The blame for the financial debacle does not rest on Bernanke's shoulders alone but nor do the policies that Time says fostered the recovery. Time gives Bernanke primary credit for the government-facilitated private takeover of Bear Stearns, the public takeovers of Fannie Mae and Freddie Mac, the Bank of America merger with Merrill Lynch, and the bailout of the notorious insurance firm that secured bad mortgage debt, AIG. Despite the fact that it also required heroic efforts on the part of Congress and the President, Time even gives credit to Bernanke for the $700 billion Troubled Asset Relief Program (TARP) (Grunwald 2009, p.4).
Many, if not most of these decisions were profoundly unpopular and cost both the Obama and Bush Administration as well as Congress a great deal of political collateral. The relatively isolated Bernanke did not have to suffer such a risk in the court of public opinion, and even today critics of these policies ask: what of moral hazard? Supporters of the TARP and other aggressive government measures would counter that worshipping at the altar of moral hazard, caused the fall of Lehman Brothers and the freezing up of the microcredit market in the first place. But once the expectation of bailouts are created, one bailout tends to lead to another -- the bailout of Bear Stearns caused Lehman Brothers to assume it would be 'bailed out.'
Bernanke has often been the responder to crises, rather than an avoider or a hands-on manager acting alone.
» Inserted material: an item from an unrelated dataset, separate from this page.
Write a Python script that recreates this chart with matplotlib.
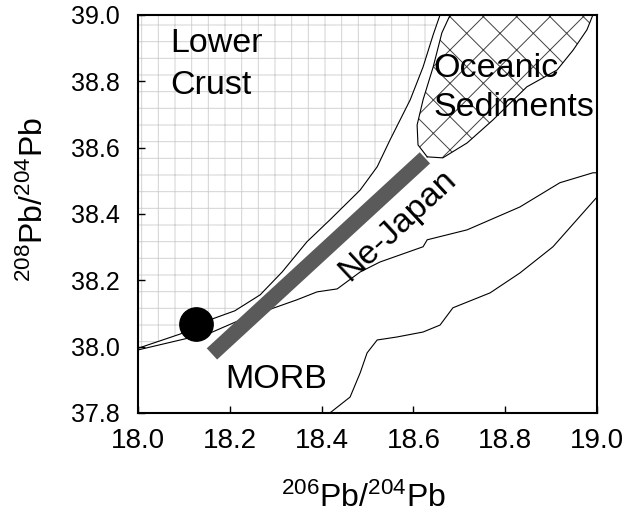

It was Treasury Secretary Hank Paulson who made the decision not to bail out Lehman but to bail out Bear Stearns, and the executive branch that orchestrated the TARP program. And Bernanke's current position seems fragile: "Ben Bernanke's term as Chairman of the Federal reserve ends in January. He has been nominated by the president for reappointment, but reappointment must be approved by the Senate" (Thoma 2009). Conservative critics are dismayed by Bernanke's orchestration of financial incentives to encourage spending, and say that historically low interest rates have continued for too long: "We see little in the chairman's policy history or guideposts to suggest he will be willing to endure the criticism that will come with tightening money amid a lackluster recovery, if that is what is required to protect the dollar or prevent an inflation outbreak," sniffed the Wall Street Journal in a recent editorial (Thoma 2009). However, liberals state that Bernanke's attempt to balance worries about inflation with worries about double-digit employment fail to take into account the pain of the American consumer. Liberals note that when the financial sector was doing poorly, protests about moral hazard and aid to major investment banks was muted. Now that it is ordinary Americans who are suffering in the 'jobless' recovery while worries about inflation affecting the banking sector have resumed. Bernanke, balancing the demands of both ideological camps, has pleased neither.